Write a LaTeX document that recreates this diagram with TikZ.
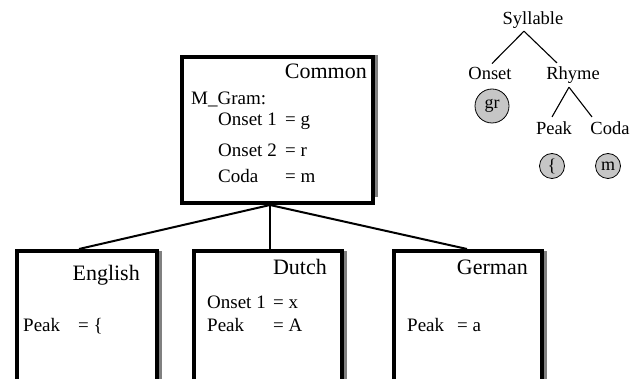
\documentclass[tikz,border=0pt]{standalone}
\usepackage{fontspec}
\setmainfont{Liberation Serif}
\usetikzlibrary{positioning}
\definecolor{shadowgray}{RGB}{128,128,128}
\definecolor{segfill}{RGB}{198,198,198}
\tikzset{
    langbox/.style={draw, line width=4pt, inner sep=0pt, anchor=north west},
    boxshadow/.style={fill=shadowgray, draw=none},
    title/.style={anchor=base east, inner sep=0pt, font=\fontsize{22}{26}\selectfont},
    entry/.style={anchor=base west, inner sep=0pt, font=\fontsize{19}{22}\selectfont},
    treelabel/.style={anchor=base, inner sep=0pt, font=\fontsize{18.5}{22}\selectfont},
    seg/.style={draw, circle, fill=segfill, line width=0.8pt, inner sep=0pt, font=\fontsize{18}{22}\selectfont},
    link/.style={line width=2pt},
    treeline/.style={line width=1.1pt}
}
\begin{document}
\begin{tikzpicture}[x=1pt, y=-1pt]
    \useasboundingbox (0,0) rectangle (632,379);
    % shadows on the right
    \fill[boxshadow] (373,55) rectangle (378,197);
    \fill[boxshadow] (157,251) rectangle (162,400);
    \fill[boxshadow] (342,251) rectangle (347,400);
    \fill[boxshadow] (542,251) rectangle (547,400);

    \node[langbox, minimum width=191pt, minimum height=146pt] (common) at (180,55) {};
    \node[langbox, minimum width=140pt, minimum height=170pt] (english) at (15,249) {};
    \node[langbox, minimum width=148pt, minimum height=170pt] (dutch) at (192,249) {};
    \node[langbox, minimum width=148pt, minimum height=170pt] (german) at (392,249) {};

    \coordinate (hub) at ([xshift=-7.5pt]common.south);
    \draw[link] (hub) -- ([xshift=-8pt]english.north);
    \draw[link] (hub) -- (hub |- dutch.north);
    \draw[link] (hub) -- ([xshift=-1pt]german.north);

    % common grammar
    \node[title] (commonname) at (367,79) {Common};
    \node[entry] (mgram) at (191,105) {M\_Gram:};
    \node[entry] (comonsetone) at (218,126) {Onset 1};
    \node[entry] (comonsetoneval) at (285,126) {= g};
    \node[entry] (comonsettwo) at (218,157) {Onset 2};
    \node[entry] (comonsettwoval) at (285,157) {= r};
    \node[entry] (comcoda) at (218,183) {Coda};
    \node[entry] (comcodaval) at (285,183) {= m};

    % languages
    \node[title] (engname) at (140,281) {English};
    \node[entry] (engpeak) at (23,331) {Peak};
    \node[entry] (engpeakval) at (78,331) {= \{};

    \node[title] (dutname) at (327,275) {Dutch};
    \node[entry] (dutonset) at (207,309) {Onset 1};
    \node[entry] (dutonsetval) at (273,309) {= x};
    \node[entry] (dutpeak) at (207,331) {Peak};
    \node[entry] (dutpeakval) at (273,331) {= A};

    \node[title] (gername) at (528,275) {German};
    \node[entry] (gerpeak) at (407,331) {Peak};
    \node[entry] (gerpeakval) at (457,331) {= a};

    % syllable tree
    \node[treelabel] (syllable) at (533,25) {Syllable};
    \node[treelabel] (onset) at (490,80) {Onset};
    \node[treelabel] (rhyme) at (573,80) {Rhyme};
    \node[treelabel] (peak) at (554,135) {Peak};
    \node[treelabel] (coda) at (610,135) {Coda};
    \draw[treeline] ([xshift=-9pt,yshift=-2pt]syllable.south) -- ([xshift=2pt,yshift=4pt]onset.north);
    \draw[treeline] ([xshift=-9pt,yshift=-2pt]syllable.south) -- ([xshift=-16pt,yshift=4pt]rhyme.north);
    \draw[treeline] ([xshift=-4pt,yshift=-3pt]rhyme.south) -- ([xshift=-2pt,yshift=5pt]peak.north);
    \draw[treeline] ([xshift=-4pt,yshift=-3pt]rhyme.south) -- ([xshift=-18pt,yshift=5pt]coda.north);

    \node[seg, minimum size=34pt] (gr) at (492,106) {gr};
    \node[seg, minimum size=25pt] (peakseg) at (552,166) {\{};
    \node[seg, minimum size=25pt] (codaseg) at (608,166) {m};
\end{tikzpicture}
\end{document}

● EXERCISE OBJECTIVE
Without any pictures, reproduce the lines from the first one in the material through the line that has "(hub) -- ([xshift=-1pt]german.north);", exactly as they appear.

● SOLVED EXERCISE
Write a LaTeX document that recreates this diagram with TikZ.
\documentclass[tikz,border=0pt]{standalone}
\usepackage{fontspec}
\setmainfont{Liberation Serif}
\usetikzlibrary{positioning}
\definecolor{shadowgray}{RGB}{128,128,128}
\definecolor{segfill}{RGB}{198,198,198}
\tikzset{
    langbox/.style={draw, line width=4pt, inner sep=0pt, anchor=north west},
    boxshadow/.style={fill=shadowgray, draw=none},
    title/.style={anchor=base east, inner sep=0pt, font=\fontsize{22}{26}\selectfont},
    entry/.style={anchor=base west, inner sep=0pt, font=\fontsize{19}{22}\selectfont},
    treelabel/.style={anchor=base, inner sep=0pt, font=\fontsize{18.5}{22}\selectfont},
    seg/.style={draw, circle, fill=segfill, line width=0.8pt, inner sep=0pt, font=\fontsize{18}{22}\selectfont},
    link/.style={line width=2pt},
    treeline/.style={line width=1.1pt}
}
\begin{document}
\begin{tikzpicture}[x=1pt, y=-1pt]
    \useasboundingbox (0,0) rectangle (632,379);
    % shadows on the right
    \fill[boxshadow] (373,55) rectangle (378,197);
    \fill[boxshadow] (157,251) rectangle (162,400);
    \fill[boxshadow] (342,251) rectangle (347,400);
    \fill[boxshadow] (542,251) rectangle (547,400);

    \node[langbox, minimum width=191pt, minimum height=146pt] (common) at (180,55) {};
    \node[langbox, minimum width=140pt, minimum height=170pt] (english) at (15,249) {};
    \node[langbox, minimum width=148pt, minimum height=170pt] (dutch) at (192,249) {};
    \node[langbox, minimum width=148pt, minimum height=170pt] (german) at (392,249) {};

    \coordinate (hub) at ([xshift=-7.5pt]common.south);
    \draw[link] (hub) -- ([xshift=-8pt]english.north);
    \draw[link] (hub) -- (hub |- dutch.north);
    \draw[link] (hub) -- ([xshift=-1pt]german.north);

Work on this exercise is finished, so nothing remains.